Depending on the actual age of the unit,that's not an unrealistic price,IF it runs/cuts well. Try to do a test drive/cutting,especially in taller grass(8"),and listen for bearing squeal in the deck spindles. Also,while it's running,use an insulated pliers/gloves , etc ,and pull off one of the plug wires.This will show any problem with the magneto(coil).Replace the wire(still running),and do the same on the other wire.If it dies,when EITHER wire is off the plug,there's a problem with the coil. Check the oil,for color,and level.If it's tar,I'd be leery of it.I've seen many engines that had thick,black oil, that came unglued, when it was finally changed!Check the operation of the gears,and the brakes,and also listen to it when it turns over,during starting.If it spins fairly quickly,without grinding,or hesitating,it should be ok.You're bound to have SOME thing go wrong,on an older tractor,but that's to be expected. I don't worry about them,but I'm biased toward the Briggs twins,anyway,and I own/operate a repair shop,also. Try to make the best deal you can,but for $300,it's stiil decent.


----------



## dangeroustoys56 (Jul 26, 2010)

$300 is average for a decent well running/mowing machine- unless the tractor is really old or the motor has been replaced - most motors are cast aluminum .

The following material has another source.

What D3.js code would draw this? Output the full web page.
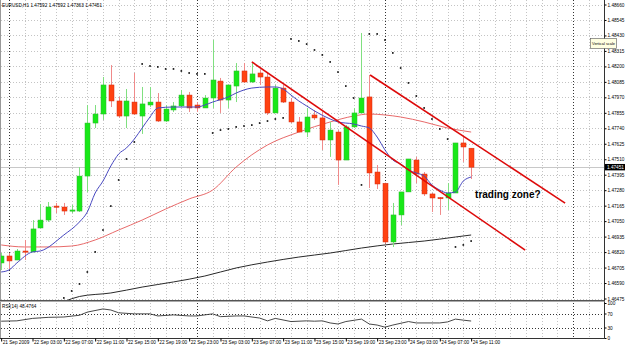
<!DOCTYPE html>
<html><head><meta charset="utf-8">
<script src="https://cdn.jsdelivr.net/npm/d3@7"></script>
<style>body{margin:0;background:#fff}svg{display:block}text{font-family:"Liberation Sans",Arial,sans-serif}</style>
</head><body><svg id="c" width="625" height="348"></svg>
<script>
// ---------- DATA ----------
const symbolTitle = "EURUSD,H1 1.47592 1.47592 1.47363 1.47451";
const rsiTitle = "RSI(14) 48.4764";
const opens = [1.46739,1.46791,1.46761,1.46828,1.46821,1.46999,1.47058,1.47162,1.47155,1.47130,1.47125,1.47385,1.47779,1.47846,1.48062,1.47943,1.47831,1.47935,1.47831,1.47913,1.47935,1.47794,1.47876,1.47906,1.47987,1.47913,1.47891,1.47965,1.48091,1.47950,1.48054,1.48166,1.48084,1.48151,1.48121,1.47854,1.48039,1.47935,1.47787,1.47712,1.47839,1.47817,1.47653,1.47712,1.47504,1.47750,1.47854,1.47973,1.47415,1.47331,1.46895,1.47096,1.47267,1.47504,1.47400,1.47252,1.47225,1.47222,1.47259,1.47631,1.47592];
const highs = [1.46813,1.46813,1.46843,1.46910,1.47058,1.47177,1.47192,1.47185,1.47185,1.47170,1.47452,1.47913,1.47913,1.48121,1.48210,1.47973,1.48032,1.48151,1.48047,1.48047,1.48002,1.47913,1.47935,1.48025,1.48010,1.47935,1.47987,1.48396,1.48114,1.48062,1.48225,1.48225,1.48233,1.48173,1.48151,1.48062,1.48062,1.47965,1.47824,1.47891,1.47876,1.47861,1.47787,1.47727,1.47764,1.47891,1.48448,1.48136,1.47467,1.47336,1.47185,1.47267,1.47512,1.47527,1.47415,1.47259,1.47229,1.47333,1.47631,1.47675,1.47592];
const lows = [1.46687,1.46687,1.46761,1.46761,1.46821,1.46999,1.47044,1.47110,1.47096,1.47110,1.47118,1.47267,1.47742,1.47802,1.47898,1.47817,1.47742,1.47839,1.47698,1.47898,1.47787,1.47787,1.47861,1.47898,1.47861,1.47861,1.47891,1.47891,1.47854,1.47891,1.47935,1.48077,1.48077,1.48062,1.47839,1.47854,1.47928,1.47779,1.47712,1.47675,1.47802,1.47579,1.47527,1.47319,1.47504,1.47742,1.47854,1.47296,1.47289,1.46882,1.46858,1.47021,1.47267,1.47333,1.47237,1.47118,1.47096,1.47133,1.47259,1.47490,1.47363];
const closes = [1.46791,1.46754,1.46828,1.46821,1.46992,1.47058,1.47155,1.47155,1.47125,1.47133,1.47385,1.47779,1.47846,1.48062,1.47943,1.47831,1.47943,1.47846,1.47921,1.47935,1.47794,1.47883,1.47906,1.47987,1.47891,1.47891,1.47965,1.48099,1.47950,1.48062,1.48166,1.48084,1.48144,1.48121,1.47854,1.48039,1.47935,1.47787,1.47712,1.47824,1.47817,1.47653,1.47727,1.47504,1.47750,1.47854,1.47965,1.47408,1.47326,1.46895,1.47096,1.47267,1.47512,1.47400,1.47252,1.47222,1.47222,1.47259,1.47631,1.47601,1.47451];

const fastMaBars = [0,1,2,4,5,8,10,11,12,13,14,15,16,17,18,19,20,22,24,25,26,27,29,30,32,34,35,36,37,38,39,40,42,43,45,46,47,48,49,50,51,52,53,54,55,56,57,58,59,60];
const fastMaValues = [1.46672,1.46687,1.46739,1.46821,1.46828,1.46947,1.47044,1.47118,1.47259,1.47348,1.47460,1.47549,1.47594,1.47660,1.47742,1.47824,1.47891,1.47898,1.47898,1.47898,1.47913,1.47935,1.47973,1.48002,1.48039,1.48047,1.48047,1.48032,1.47987,1.47943,1.47906,1.47869,1.47809,1.47787,1.47772,1.47757,1.47742,1.47675,1.47579,1.47504,1.47475,1.47430,1.47408,1.47385,1.47319,1.47281,1.47259,1.47267,1.47348,1.47378];
const slowMaBars = [0,3,6,9,12,15,18,21,24,27,30,34,38,42,45,47,49,51,54,57,60];
const slowMaValues = [1.46873,1.46858,1.46858,1.46865,1.46910,1.46984,1.47058,1.47140,1.47215,1.47281,1.47452,1.47616,1.47712,1.47787,1.47831,1.47846,1.47839,1.47824,1.47787,1.47742,1.47712];
const longMaBars = [6,10,14,18,22,26,30,34,38,42,46,50,54,58,60];
const longMaValues = [1.46397,1.46490,1.46516,1.46560,1.46598,1.46642,1.46702,1.46746,1.46783,1.46813,1.46850,1.46880,1.46902,1.46932,1.46947];

const sarStartBar = 8;
const sarValues = [1.46479,1.46531,1.46583,1.46672,1.46821,1.46984,1.47162,1.47356,1.47512,1.47638,
  1.48218,1.48203,1.48196,1.48181,1.48181,1.48166,1.48151,1.48144,1.48144,
  1.47705,1.47727,1.47735,1.47750,1.47757,1.47764,1.47779,1.47794,1.47809,1.47817,
  1.48404,1.48389,1.48366,1.48322,1.48285,1.48233,1.48158,1.48054,1.47965,
  1.47319,
  1.48441,1.48441,1.48396,1.48300,1.48188,1.48077,1.47980,1.47891,1.47809,1.47735,1.47660,
  1.46858,1.46873,1.46902];

const rsiBars = [0,2,4,6,8,10,11,13,14,15,17,19,20,22,24,25,27,28,30,31,33,34,35,37,39,40,41,42,43,44,46,47,48,49,50,52,53,55,56,57,58,59,60];
const rsiValues = [48,49,56,59,60,65,74,83,80,72,69,69,63,66,63,63,69,61,63,63,57,49,56,47,49,48,49,43,40,47,54,40,37,31,37,47,43,43,43,46,54,51,48.48];
const rsiLevels = [70, 30];
const rsiTicks = [100, 70, 30, 0];

const priceTicks = [1.46475,1.46590,1.46705,1.46820,1.46935,1.47050,1.47165,1.47280,1.47395,1.47510,1.47625,1.47740,1.47855,1.47970,1.48085,1.48200,1.48315,1.48430,1.48545,1.48660];
const timeBars = [0,4,8,12,16,20,24,28,32,36,40,44,48,52,56,60];
const timeLabels = ["21 Sep 2009","22 Sep 03:00","22 Sep 07:00","22 Sep 11:00","22 Sep 15:00","22 Sep 19:00","22 Sep 23:00","23 Sep 03:00","23 Sep 07:00","23 Sep 11:00","23 Sep 15:00","23 Sep 19:00","23 Sep 23:00","24 Sep 03:00","24 Sep 07:00","24 Sep 11:00"];
const daySeparatorBars = [1, 25, 49, 73];
const bidPrice = 1.47451;
const trendLines = [[[32, 1.48233],[66.9, 1.46835]], [[47.1, 1.48136],[72, 1.47184]]];
const annotation = {bar: 60.5, price: 1.47220, text: "trading zone?"};

// ---------- LAYOUT ----------
const plotR = 604.5, mainB = 300.5, rsiB = 338.5;
const FS = 4.7;
const x = d3.scaleLinear().domain([0, 77]).range([1.17, 604.3]);
const y = d3.scaleLinear().domain([1.46475, 1.48660]).range([298.5, 4.5]);
const yr = d3.scaleLinear().domain([0, 100]).range([338, 303]);
const svg = d3.select('#c');
const defs = svg.append('defs');
defs.append('clipPath').attr('id','cm').append('rect').attr('x',0).attr('y',0).attr('width',604).attr('height',300);
defs.append('clipPath').attr('id','cr').append('rect').attr('x',0).attr('y',301.5).attr('width',604).attr('height',37);

// grid
const grid = svg.append('g').attr('stroke','#c4c4c4').attr('stroke-width',1).attr('stroke-dasharray','1,2');
priceTicks.forEach(v => {
  const yy = Math.round(y(v)) + 0.5;
  grid.append('line').attr('x1',1).attr('x2',604).attr('y1',yy).attr('y2',yy);
});
d3.range(1, 77, 2).forEach(b => {
  const xx = Math.round(x(b)) + 0.5;
  if (daySeparatorBars.includes(b)) return;
  grid.append('line').attr('x1',xx).attr('x2',xx).attr('y1',0).attr('y2',338);
});
// rsi levels
rsiLevels.forEach(l => {
  const yy = Math.round(yr(l)) + 0.5;
  svg.append('line').attr('x1',1).attr('x2',604).attr('y1',yy).attr('y2',yy)
    .attr('stroke','#333').attr('stroke-dasharray','1,2');
});
// day separators
daySeparatorBars.forEach(b => {
  const xx = Math.round(x(b)) + 0.5;
  svg.append('line').attr('x1',xx).attr('x2',xx).attr('y1',0).attr('y2',338)
    .attr('stroke','#333').attr('stroke-dasharray','1,2');
});

// bid line
svg.append('line').attr('x1',1).attr('x2',604).attr('y1',Math.round(y(bidPrice))+0.5).attr('y2',Math.round(y(bidPrice))+0.5)
  .attr('stroke','#c8c8c8');

const main = svg.append('g').attr('clip-path','url(#cm)');

const lineFn = (bars, vals) => d3.line().x((d,i)=>x(bars[i])).y(d=>y(d)).curve(d3.curveMonotoneX)(vals);
main.append('path').attr('d', lineFn(longMaBars, longMaValues)).attr('fill','none').attr('stroke','#2a2a2a').attr('stroke-width',1);
main.append('path').attr('d', lineFn(slowMaBars, slowMaValues)).attr('fill','none').attr('stroke','#e86a6a').attr('stroke-width',1);

// candles
opens.forEach((o,i) => {
  const c = closes[i], h = highs[i], l = lows[i];
  const bull = c >= o;
  const xx = Math.round(x(i)) + 0.5;
  main.append('line').attr('x1',xx).attr('x2',xx).attr('y1',y(h)).attr('y2',y(l))
    .attr('stroke', bull ? '#80e080' : '#f08a8a').attr('stroke-width',1);
  const top = y(Math.max(o,c)), bot = y(Math.min(o,c));
  main.append('rect').attr('x',xx-2.5).attr('y',top).attr('width',5).attr('height',Math.max(1.2, bot-top))
    .attr('fill', bull ? '#18e818' : '#ff4212').attr('stroke', bull ? '#2fb82f' : '#d22a10').attr('stroke-width',0.5);
});

// fast MA (blue)
main.append('path').attr('d', lineFn(fastMaBars, fastMaValues)).attr('fill','none').attr('stroke','#4848c0').attr('stroke-width',1);

// SAR
sarValues.forEach((v,k) => {
  main.append('rect').attr('x', x(sarStartBar+k)-0.8).attr('y', y(v)-0.8).attr('width',1.6).attr('height',1.6).attr('fill','#000');
});

// trend lines
trendLines.forEach(tl => {
  main.append('line').attr('x1',x(tl[0][0])).attr('y1',y(tl[0][1])).attr('x2',x(tl[1][0])).attr('y2',y(tl[1][1]))
    .attr('stroke','#dd0a0a').attr('stroke-width',1.6);
});

// annotation
svg.append('text').attr('x', x(annotation.bar)).attr('y', y(annotation.price)).text(annotation.text)
  .attr('font-size',10).attr('font-weight','bold').attr('fill','#000');

// RSI
svg.append('g').attr('clip-path','url(#cr)').append('path')
  .attr('d', d3.line().x((d,i)=>x(rsiBars[i])).y(d=>yr(d))(rsiValues))
  .attr('fill','none').attr('stroke','#333').attr('stroke-width',0.9);

// frames
svg.append('line').attr('x1',0.5).attr('x2',0.5).attr('y1',0).attr('y2',rsiB).attr('stroke','#999');
svg.append('line').attr('x1',plotR).attr('x2',plotR).attr('y1',0).attr('y2',rsiB).attr('stroke','#333');
svg.append('line').attr('x1',0).attr('x2',plotR).attr('y1',mainB).attr('y2',mainB).attr('stroke','#555');
svg.append('line').attr('x1',0).attr('x2',plotR).attr('y1',mainB+1).attr('y2',mainB+1).attr('stroke','#aaa');
svg.append('line').attr('x1',0).attr('x2',plotR).attr('y1',rsiB).attr('y2',rsiB).attr('stroke','#333');

// axes
const ay = svg.append('g').attr('transform',`translate(${plotR},0)`)
  .call(d3.axisRight(y).tickValues(priceTicks).tickSize(2).tickPadding(1).tickFormat(d=>d.toFixed(5)));
ay.select('.domain').remove();
ay.selectAll('text').attr('font-size',FS).attr('font-family','Liberation Sans, Arial, sans-serif');

const ar = svg.append('g').attr('transform',`translate(${plotR},0)`)
  .call(d3.axisRight(yr).tickValues(rsiTicks).tickSize(2).tickPadding(1));
ar.select('.domain').remove();
ar.selectAll('text').attr('font-size',FS).attr('font-family','Liberation Sans, Arial, sans-serif');

const ax = svg.append('g').attr('transform',`translate(0,${rsiB})`)
  .call(d3.axisBottom(x).tickValues(timeBars).tickSize(3).tickPadding(1).tickFormat((d,i)=>timeLabels[i]));
ax.select('.domain').remove();
ax.selectAll('text').attr('font-size',FS).attr('text-anchor','start').attr('dx',1).attr('dy','0.4em')
  .attr('font-family','Liberation Sans, Arial, sans-serif');

// bid label
const by = y(bidPrice);
svg.append('rect').attr('x',605).attr('y',by-3.2).attr('width',20).attr('height',6.4).attr('fill','#000');
svg.append('text').attr('x',607).attr('y',by+1.7).text(bidPrice.toFixed(5)).attr('font-size',FS).attr('fill','#fff');

// titles
svg.append('text').attr('x',2).attr('y',7).text(symbolTitle).attr('font-size',FS).attr('fill','#000');
svg.append('text').attr('x',2).attr('y',307.8).text(rsiTitle).attr('font-size',FS).attr('fill','#000');

// tooltip
svg.append('rect').attr('x',590.5).attr('y',38.5).attr('width',26).attr('height',10).attr('fill','#ffffe1').attr('stroke','#555').attr('stroke-width',0.6);
svg.append('text').attr('x',592).attr('y',45.3).text('Vertical scale').attr('font-size',4.4)
  .attr('textLength',23).attr('lengthAdjust','spacingAndGlyphs').attr('fill','#000');
</script></body></html>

Id say take it for a 'test drive' - check the oil first, then start it, run it around, test the deck- all the gears - if everything works , it should be a decent tractor for the money.


----------



## jhngardner367 (Apr 5, 2011)

Thanks,DT56,I just realized he said"cast-iron".Briggs used to make a cast-iron engine,the old 230000,240000,series,but it was a single,and used the starter/generator system. Can you post a pic of the engine and tractor?Unless he meant the cast-iron CYLINDER engine?


----------



## Mickey (Aug 14, 2010)

In addition to a test drive I'd want to kick some tires so to speak. I'd want to check out most of the bearings. On front axle, the spindle bearings and wheel bearings. I'd also check on the idler pulleys, deck and transmission. And spindles on the deck. Not expecting to find them in like new condition but to get a feeling for how serviceable they are. Idler pulley bearing and deck spindle bearing should turn smoothly and without much if any play (wobble).

If a twin, the engine is likely cast aluminum with cast iron cyl liners. These old engines were fairly reliable, the one I have is on my old Bolens and in the 25-30 yrs I've had it the only thing I've ever had to address is the point getting oxidized while sitting over the winter. All it took was to use some emery and clean them. Except for air filter and plugs, everything is original. As for pulling a plug wire off while running, engine will stop as both plugs fire at same time.


----------